• Your goal: Begin at the line that contains "Emit a Python", stop after the line that contains "import seaborn as sns", and reproduce only that span, unaltered.

• Entries shown:
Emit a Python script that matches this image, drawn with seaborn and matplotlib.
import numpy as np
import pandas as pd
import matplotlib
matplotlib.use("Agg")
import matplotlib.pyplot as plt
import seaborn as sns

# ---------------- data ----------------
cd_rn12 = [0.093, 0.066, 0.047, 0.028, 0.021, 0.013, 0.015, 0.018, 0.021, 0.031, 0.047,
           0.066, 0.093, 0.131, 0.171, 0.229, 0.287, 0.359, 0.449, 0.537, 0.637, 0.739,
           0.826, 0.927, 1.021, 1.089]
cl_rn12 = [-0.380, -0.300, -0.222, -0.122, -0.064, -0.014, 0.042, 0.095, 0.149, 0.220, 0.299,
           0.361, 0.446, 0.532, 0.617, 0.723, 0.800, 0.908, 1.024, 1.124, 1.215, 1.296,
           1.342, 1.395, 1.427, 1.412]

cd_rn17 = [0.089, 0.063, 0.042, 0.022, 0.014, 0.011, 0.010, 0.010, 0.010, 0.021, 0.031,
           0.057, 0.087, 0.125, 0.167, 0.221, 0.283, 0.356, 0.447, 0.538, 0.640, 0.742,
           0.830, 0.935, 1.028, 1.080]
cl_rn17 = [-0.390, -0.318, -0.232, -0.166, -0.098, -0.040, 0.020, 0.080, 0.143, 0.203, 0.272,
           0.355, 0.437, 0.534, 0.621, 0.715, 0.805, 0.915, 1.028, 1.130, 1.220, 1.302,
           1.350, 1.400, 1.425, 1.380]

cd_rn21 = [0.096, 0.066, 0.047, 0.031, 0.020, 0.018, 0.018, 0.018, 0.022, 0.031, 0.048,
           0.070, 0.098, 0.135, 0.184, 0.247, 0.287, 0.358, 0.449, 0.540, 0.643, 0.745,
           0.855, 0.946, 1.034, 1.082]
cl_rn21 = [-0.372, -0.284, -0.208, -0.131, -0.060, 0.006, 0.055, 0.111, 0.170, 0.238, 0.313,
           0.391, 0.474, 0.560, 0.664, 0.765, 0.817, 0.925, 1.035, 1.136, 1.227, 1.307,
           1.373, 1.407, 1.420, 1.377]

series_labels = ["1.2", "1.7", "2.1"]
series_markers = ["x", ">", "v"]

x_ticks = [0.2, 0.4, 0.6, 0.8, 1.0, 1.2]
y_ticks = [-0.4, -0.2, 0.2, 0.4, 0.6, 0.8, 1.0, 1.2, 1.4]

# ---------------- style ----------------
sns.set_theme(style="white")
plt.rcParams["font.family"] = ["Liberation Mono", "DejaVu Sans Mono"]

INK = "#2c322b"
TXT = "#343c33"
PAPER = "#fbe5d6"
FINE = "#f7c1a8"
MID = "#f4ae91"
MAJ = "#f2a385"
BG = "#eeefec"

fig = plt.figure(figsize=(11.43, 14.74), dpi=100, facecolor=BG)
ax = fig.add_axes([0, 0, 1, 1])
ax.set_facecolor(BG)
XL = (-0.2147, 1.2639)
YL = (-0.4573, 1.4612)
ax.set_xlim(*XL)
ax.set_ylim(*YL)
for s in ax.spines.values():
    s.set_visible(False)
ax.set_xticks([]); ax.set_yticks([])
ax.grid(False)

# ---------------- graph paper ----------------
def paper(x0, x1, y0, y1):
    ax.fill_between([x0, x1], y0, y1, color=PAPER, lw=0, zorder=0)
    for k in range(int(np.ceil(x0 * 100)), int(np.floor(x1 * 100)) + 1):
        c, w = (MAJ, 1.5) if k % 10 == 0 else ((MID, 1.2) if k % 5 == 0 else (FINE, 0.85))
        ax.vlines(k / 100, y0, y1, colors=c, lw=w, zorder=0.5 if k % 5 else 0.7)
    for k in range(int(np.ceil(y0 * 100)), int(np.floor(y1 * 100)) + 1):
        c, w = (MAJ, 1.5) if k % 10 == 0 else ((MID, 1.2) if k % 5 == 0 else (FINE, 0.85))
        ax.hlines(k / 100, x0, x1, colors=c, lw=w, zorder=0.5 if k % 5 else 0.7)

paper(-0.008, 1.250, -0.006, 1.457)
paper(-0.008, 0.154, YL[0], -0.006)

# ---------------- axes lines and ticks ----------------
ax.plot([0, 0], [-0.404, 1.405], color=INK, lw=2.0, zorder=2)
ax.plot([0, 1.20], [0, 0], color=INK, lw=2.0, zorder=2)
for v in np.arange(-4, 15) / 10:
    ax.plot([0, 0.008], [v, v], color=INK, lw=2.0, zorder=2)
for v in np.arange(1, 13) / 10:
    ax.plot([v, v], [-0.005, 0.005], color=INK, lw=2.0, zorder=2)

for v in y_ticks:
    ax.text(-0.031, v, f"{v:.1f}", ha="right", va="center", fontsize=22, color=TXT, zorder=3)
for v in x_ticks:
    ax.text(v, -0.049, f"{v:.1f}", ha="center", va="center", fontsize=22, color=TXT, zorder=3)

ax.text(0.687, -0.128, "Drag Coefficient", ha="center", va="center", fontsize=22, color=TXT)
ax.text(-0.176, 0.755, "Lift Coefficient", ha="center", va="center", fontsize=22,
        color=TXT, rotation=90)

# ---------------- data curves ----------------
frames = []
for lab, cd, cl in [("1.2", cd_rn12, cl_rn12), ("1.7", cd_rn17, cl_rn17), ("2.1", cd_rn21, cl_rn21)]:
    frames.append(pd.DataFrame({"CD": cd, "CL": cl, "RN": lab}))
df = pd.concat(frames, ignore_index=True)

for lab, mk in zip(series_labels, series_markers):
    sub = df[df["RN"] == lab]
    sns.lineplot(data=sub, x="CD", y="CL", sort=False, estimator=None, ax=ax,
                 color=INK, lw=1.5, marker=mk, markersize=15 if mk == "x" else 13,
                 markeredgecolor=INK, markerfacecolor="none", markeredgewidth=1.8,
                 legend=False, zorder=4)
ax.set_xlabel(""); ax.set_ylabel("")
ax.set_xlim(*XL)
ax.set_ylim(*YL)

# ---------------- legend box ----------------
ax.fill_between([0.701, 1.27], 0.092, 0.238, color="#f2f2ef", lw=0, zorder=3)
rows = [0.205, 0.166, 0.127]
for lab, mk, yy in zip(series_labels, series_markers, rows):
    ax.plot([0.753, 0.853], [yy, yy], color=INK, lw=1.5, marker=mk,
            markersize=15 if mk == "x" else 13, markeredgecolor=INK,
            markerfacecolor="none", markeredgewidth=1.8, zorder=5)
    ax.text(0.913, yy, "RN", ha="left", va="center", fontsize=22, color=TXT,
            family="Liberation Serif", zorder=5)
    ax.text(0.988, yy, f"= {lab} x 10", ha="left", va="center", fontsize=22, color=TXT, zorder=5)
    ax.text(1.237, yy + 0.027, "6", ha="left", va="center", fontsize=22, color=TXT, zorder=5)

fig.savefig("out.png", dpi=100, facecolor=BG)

---

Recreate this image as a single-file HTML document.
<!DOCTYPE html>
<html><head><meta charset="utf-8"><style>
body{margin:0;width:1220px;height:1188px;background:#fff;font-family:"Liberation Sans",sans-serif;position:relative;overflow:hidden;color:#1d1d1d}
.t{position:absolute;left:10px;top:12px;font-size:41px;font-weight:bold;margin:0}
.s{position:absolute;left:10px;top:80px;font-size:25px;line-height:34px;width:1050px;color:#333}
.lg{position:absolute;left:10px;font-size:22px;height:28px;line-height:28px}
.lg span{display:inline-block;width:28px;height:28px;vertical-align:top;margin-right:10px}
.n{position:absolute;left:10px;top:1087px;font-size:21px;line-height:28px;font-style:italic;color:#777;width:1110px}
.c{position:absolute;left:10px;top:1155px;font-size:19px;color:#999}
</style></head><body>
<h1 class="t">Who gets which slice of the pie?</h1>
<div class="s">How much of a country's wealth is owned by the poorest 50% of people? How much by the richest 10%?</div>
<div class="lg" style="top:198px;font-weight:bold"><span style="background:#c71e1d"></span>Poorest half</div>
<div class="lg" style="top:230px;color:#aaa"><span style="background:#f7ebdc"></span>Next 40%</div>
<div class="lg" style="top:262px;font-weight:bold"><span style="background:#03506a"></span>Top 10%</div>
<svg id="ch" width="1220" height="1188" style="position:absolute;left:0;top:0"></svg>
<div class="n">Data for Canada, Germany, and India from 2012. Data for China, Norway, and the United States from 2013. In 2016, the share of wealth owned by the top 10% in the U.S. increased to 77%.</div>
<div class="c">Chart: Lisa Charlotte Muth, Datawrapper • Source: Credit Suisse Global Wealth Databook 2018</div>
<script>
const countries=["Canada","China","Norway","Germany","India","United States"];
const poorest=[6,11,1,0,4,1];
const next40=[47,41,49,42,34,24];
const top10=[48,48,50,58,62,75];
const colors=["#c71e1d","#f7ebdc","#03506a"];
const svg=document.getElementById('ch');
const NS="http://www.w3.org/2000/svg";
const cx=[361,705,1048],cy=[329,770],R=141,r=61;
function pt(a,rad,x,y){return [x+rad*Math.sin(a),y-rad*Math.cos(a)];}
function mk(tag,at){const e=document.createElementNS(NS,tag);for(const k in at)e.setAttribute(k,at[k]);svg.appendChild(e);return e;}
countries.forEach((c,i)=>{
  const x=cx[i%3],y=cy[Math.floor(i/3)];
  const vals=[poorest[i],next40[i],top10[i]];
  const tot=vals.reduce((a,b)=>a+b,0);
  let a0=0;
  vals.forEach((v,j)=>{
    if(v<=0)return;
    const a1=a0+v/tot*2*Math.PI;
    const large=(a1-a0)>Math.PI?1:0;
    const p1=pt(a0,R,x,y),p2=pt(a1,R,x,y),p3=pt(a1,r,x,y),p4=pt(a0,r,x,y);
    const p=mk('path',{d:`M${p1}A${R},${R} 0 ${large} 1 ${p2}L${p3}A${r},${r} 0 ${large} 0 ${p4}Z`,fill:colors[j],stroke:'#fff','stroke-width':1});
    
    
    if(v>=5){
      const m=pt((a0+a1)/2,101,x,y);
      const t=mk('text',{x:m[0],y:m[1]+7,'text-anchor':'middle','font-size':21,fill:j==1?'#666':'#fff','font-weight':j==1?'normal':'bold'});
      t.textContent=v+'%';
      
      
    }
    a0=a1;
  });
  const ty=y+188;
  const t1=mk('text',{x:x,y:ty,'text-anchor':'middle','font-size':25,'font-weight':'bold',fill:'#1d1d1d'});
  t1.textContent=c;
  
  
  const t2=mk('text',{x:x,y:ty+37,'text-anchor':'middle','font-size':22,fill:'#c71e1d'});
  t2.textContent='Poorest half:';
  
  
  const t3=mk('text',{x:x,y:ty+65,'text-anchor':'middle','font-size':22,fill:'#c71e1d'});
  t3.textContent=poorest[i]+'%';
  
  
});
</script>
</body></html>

---

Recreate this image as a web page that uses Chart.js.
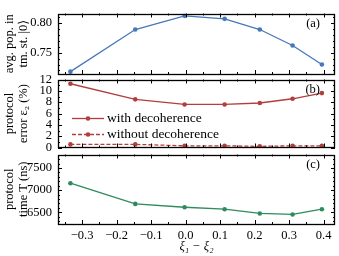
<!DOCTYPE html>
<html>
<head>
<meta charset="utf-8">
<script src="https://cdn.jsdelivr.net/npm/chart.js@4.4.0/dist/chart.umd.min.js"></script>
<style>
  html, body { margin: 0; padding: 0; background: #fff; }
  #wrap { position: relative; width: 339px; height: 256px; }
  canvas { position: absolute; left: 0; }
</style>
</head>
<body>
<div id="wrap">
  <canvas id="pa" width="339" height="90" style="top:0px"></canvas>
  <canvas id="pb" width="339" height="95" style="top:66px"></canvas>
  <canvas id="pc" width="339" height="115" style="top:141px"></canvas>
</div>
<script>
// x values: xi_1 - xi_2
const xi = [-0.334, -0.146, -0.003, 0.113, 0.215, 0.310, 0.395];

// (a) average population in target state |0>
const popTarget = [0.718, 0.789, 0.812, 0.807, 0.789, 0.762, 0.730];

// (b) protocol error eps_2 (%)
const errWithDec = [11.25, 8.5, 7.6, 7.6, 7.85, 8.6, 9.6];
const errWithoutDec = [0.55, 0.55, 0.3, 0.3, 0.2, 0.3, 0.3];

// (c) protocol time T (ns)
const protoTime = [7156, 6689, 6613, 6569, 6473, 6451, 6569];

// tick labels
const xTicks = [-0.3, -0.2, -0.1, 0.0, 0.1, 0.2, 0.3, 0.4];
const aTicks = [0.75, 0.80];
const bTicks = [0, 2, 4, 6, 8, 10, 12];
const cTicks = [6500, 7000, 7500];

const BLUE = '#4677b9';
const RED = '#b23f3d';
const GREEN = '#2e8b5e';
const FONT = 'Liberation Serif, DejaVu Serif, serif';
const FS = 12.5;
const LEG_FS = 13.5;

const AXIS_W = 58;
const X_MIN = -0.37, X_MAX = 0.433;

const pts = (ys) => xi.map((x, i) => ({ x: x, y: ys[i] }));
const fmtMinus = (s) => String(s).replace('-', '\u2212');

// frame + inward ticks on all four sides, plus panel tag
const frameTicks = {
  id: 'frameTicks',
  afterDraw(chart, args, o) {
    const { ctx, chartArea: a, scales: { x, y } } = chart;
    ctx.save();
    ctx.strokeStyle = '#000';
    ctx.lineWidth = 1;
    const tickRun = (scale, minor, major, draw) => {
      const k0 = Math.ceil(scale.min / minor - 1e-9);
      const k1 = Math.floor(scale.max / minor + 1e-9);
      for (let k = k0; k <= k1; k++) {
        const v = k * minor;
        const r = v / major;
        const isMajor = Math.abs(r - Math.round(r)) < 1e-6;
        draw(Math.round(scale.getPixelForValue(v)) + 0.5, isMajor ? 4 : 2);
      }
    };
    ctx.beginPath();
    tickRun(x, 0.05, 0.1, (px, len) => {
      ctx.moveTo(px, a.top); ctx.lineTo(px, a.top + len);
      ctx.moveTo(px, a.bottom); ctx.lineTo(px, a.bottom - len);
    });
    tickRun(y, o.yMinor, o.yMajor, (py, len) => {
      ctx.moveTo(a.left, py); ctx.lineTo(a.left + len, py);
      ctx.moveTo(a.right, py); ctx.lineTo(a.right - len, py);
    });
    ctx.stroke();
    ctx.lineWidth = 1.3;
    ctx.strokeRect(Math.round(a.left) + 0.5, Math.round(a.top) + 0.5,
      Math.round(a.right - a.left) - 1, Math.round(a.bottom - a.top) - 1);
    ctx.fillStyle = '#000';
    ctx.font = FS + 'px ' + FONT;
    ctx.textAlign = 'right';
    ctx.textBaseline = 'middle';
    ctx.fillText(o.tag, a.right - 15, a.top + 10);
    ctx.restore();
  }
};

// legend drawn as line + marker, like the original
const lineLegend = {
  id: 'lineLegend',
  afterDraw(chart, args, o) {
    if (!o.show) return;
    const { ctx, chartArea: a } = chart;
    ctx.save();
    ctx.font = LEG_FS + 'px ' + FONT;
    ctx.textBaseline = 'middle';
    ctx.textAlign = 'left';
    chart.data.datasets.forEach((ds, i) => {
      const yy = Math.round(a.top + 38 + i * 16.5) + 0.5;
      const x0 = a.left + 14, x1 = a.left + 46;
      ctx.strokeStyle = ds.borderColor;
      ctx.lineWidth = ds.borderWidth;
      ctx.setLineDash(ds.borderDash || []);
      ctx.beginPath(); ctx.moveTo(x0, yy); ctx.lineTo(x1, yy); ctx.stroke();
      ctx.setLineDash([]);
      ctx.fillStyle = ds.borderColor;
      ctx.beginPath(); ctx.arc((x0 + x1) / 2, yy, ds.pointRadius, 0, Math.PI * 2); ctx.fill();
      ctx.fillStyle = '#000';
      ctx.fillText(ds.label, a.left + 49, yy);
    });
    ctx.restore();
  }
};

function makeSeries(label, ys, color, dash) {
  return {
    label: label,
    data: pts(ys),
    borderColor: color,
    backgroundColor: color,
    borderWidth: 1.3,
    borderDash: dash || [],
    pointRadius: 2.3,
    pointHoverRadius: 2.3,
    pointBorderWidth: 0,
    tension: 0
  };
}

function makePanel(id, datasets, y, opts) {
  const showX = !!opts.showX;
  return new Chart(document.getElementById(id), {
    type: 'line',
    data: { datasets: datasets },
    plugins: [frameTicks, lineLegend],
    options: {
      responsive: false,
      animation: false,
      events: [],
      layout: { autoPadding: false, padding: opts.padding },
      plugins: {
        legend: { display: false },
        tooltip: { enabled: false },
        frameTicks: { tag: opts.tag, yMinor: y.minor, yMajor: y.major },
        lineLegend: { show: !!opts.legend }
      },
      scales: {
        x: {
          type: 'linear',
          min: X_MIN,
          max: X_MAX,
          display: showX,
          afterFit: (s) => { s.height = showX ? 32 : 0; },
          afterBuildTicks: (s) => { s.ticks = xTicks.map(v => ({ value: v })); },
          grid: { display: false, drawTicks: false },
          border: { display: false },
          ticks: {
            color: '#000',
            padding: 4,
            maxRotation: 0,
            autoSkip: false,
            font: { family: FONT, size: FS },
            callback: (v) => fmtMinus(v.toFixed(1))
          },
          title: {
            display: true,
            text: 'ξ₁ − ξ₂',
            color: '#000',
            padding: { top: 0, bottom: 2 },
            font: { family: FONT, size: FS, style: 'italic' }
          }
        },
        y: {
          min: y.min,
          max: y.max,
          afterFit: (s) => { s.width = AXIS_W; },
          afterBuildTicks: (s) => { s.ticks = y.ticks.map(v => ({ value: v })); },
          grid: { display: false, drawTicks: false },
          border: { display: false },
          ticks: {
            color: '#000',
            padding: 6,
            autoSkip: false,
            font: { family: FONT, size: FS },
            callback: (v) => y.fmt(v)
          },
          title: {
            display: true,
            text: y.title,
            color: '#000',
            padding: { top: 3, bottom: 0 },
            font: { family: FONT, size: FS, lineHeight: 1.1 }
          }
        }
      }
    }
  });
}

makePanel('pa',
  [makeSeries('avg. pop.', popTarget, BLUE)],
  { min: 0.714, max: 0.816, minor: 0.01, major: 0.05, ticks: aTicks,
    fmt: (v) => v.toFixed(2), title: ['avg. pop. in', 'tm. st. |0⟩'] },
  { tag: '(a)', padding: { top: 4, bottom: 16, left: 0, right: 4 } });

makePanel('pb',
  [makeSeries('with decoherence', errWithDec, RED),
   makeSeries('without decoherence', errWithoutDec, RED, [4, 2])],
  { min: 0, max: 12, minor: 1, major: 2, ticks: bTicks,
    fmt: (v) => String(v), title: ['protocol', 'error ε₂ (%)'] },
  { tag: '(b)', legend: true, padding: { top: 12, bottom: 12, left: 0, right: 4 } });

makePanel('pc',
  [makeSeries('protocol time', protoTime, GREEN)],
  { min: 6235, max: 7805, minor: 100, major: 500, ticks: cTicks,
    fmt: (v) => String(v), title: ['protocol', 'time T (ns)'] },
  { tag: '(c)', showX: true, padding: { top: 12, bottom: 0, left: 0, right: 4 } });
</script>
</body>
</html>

• Problem solution:
Emit a Python script that matches this image, drawn with seaborn and matplotlib.
import numpy as np
import pandas as pd
import matplotlib
matplotlib.use("Agg")
import matplotlib.pyplot as plt
import seaborn as sns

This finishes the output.